Riferendosi ai limiti per la pornografia commerciale fissati a 18 anni in diversi Paesi, l’Unicef suggerisce un più «sfumato» sistema di classificazione per età, anche per le «differenze nel livello individuale di maturità dei bambini» (p. 38). Preoccupante anche quest’altro passaggio nella parte introduttiva alle cinque aree suddette: «I bambini hanno il diritto di essere protetti online dallo sfruttamento e abuso sessuale e dalla violenza, ma questo deve essere bilanciato con i loro diritti alla privacy, libertà di espressione, partecipazione, gioco e accesso alle informazioni» (p. 33). Abbiamo già visto sopra quali sono alcune delle informazioni ritenute prioritarie dall’Unicef.
L’agenzia dell’Onu, in risposta al Friday Fax che chiedeva un commento, ha dichiarato attraverso la portavoce Najwa Mekki che «la posizione dell’Unicef è inequivocabile: nessun bambino dovrebbe essere esposto a contenuti dannosi online». Ma l'Unicef, come si vede, non ha voluto esplicitare il suo giudizio sulla pornografia.

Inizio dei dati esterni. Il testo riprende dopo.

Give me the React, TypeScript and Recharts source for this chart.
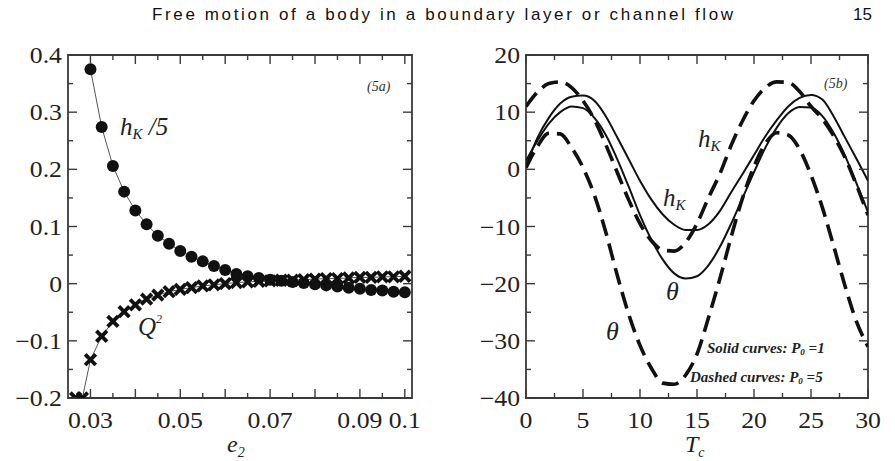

Del resto, quanto visto è sufficiente per capire la posizione dell’Unicef, anche in relazione alle parti omesse nel rapporto modificato. Perché il punto non è che manchi il “consenso” o l’“accordo” su quanto sia dannosa la pornografia (inevitabilmente ci saranno dei giudizi diversi tra chi, per esempio, ne fruisce e chi ne denuncia i pericoli, a conferma che non è il “consenso” a determinare la verità), bensì che oggettivamente sia contraria alla legge morale naturale. Come ricorda il Catechismo «la pornografia […] lede gravemente la dignità di coloro che vi si prestano (attori, commercianti, pubblico) […]. Immerge gli uni e gli altri nell’illusione di un mondo irreale. È una colpa grave. Le autorità civili devono impedire la produzione e la diffusione di materiali pornografici» (CCC, 2354). Su questi semplici principi di buonsenso, peraltro validi per tutte le età, si dovrebbe basare l’approccio di qualunque organizzazione che dichiari di agire per il bene dei bambini.